SANDESH: Like the rosogulla, a famous Bengali sweet made with chhana. But it is sweetened with sugar or gur in the cooking instead of being boiled in syrup.
SANKARANTI : The last day of every month, which coincides with a holy dip in the gang sager.
SARASWATI PUJA : The goddess of learning worshipped during the springs.
SHAB-E-BARAT : Literally the night of destiny.
SHADH : Literally a wish or desire. It is also the term used for a special elaborate meal served to a pregnant woman towards the end of her pregnancy
in the belief that if all her cravings are satisfied, she will bear a healthy child.
SHAK : Any kind of leafy green, eaten as a vegetable.
SHAKTO : A Hindu sect, followers of shakti, and the mother goddess.
SHALPA : The water lily, whose stems are eaten as vegetables.
SHARAT : Early autumn.
SHASHTHI : The sixth day of the moon.
SHEET : Winter.
SHEETAL : Cool.
SHIDDHA : Boiled.

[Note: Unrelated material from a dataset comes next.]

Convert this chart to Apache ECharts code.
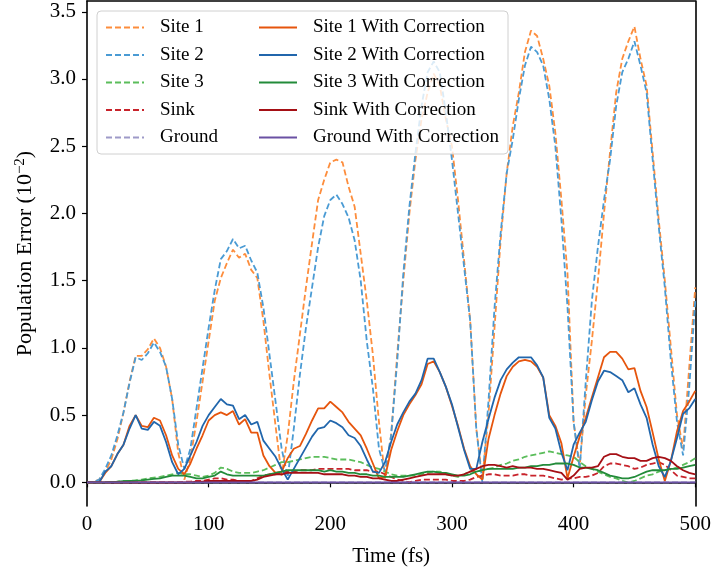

Parboiled rice is called siddha chal.
SHIL : The flattened, pitted stone on which the spices are grounded with nora.
SHIM : A kind of buttery textured flat, broad bean available in the winters.
SHINGARA : Triangular flour shells stuffed with vegetables or meat and deep fried in oil. A favourite with afternoon snacks.
SHOJNE : Drumsticks. Much prized as a delicacy and used in fish stews or mixed vegetables dishes.
SHOL : A kind of fish, mostly available in the winters and not eaten unless alive.
SHORSHE : Mustard. Hilsa cooked in a mustard sauce is called sorshe ilish.
SHRADHA : The funeral ceremony of the Hindus.
SUKTO : A bitter vegetable dish, served as a first course with rice, especially during the summer. Sukto is never served at dinner, only at lunch.
SINDUR : A vermilion powder worn by the Hindu married women on their partings. Also an auspicious element, used to decorate the foreheads of goddesses.
SUPURI : Betel nuts. These are chopped fine and put inside paan to be chewed slowly. Sometimes, chopped betel nuts are also chewed by themselves.
TAAL : The fruit of the palm tree. Taaler bora means the small balls made by combining the pulp of the ripe with coconut, flour and sugar and deep frying them.
TATTO : The ceremonial array of gifts sent by the groom to his bride before the wedding occurs.
TELEBHAJA : Literally, fried in oil. A collective term denoting any of several vegetables dipped in batter and fried in oil as a savoury snack or to be served with rice.
THAKURGHAR : The room of a Hindu home where the images of gods are kept.
UCHCHE : The smaller variety of bitter gourd.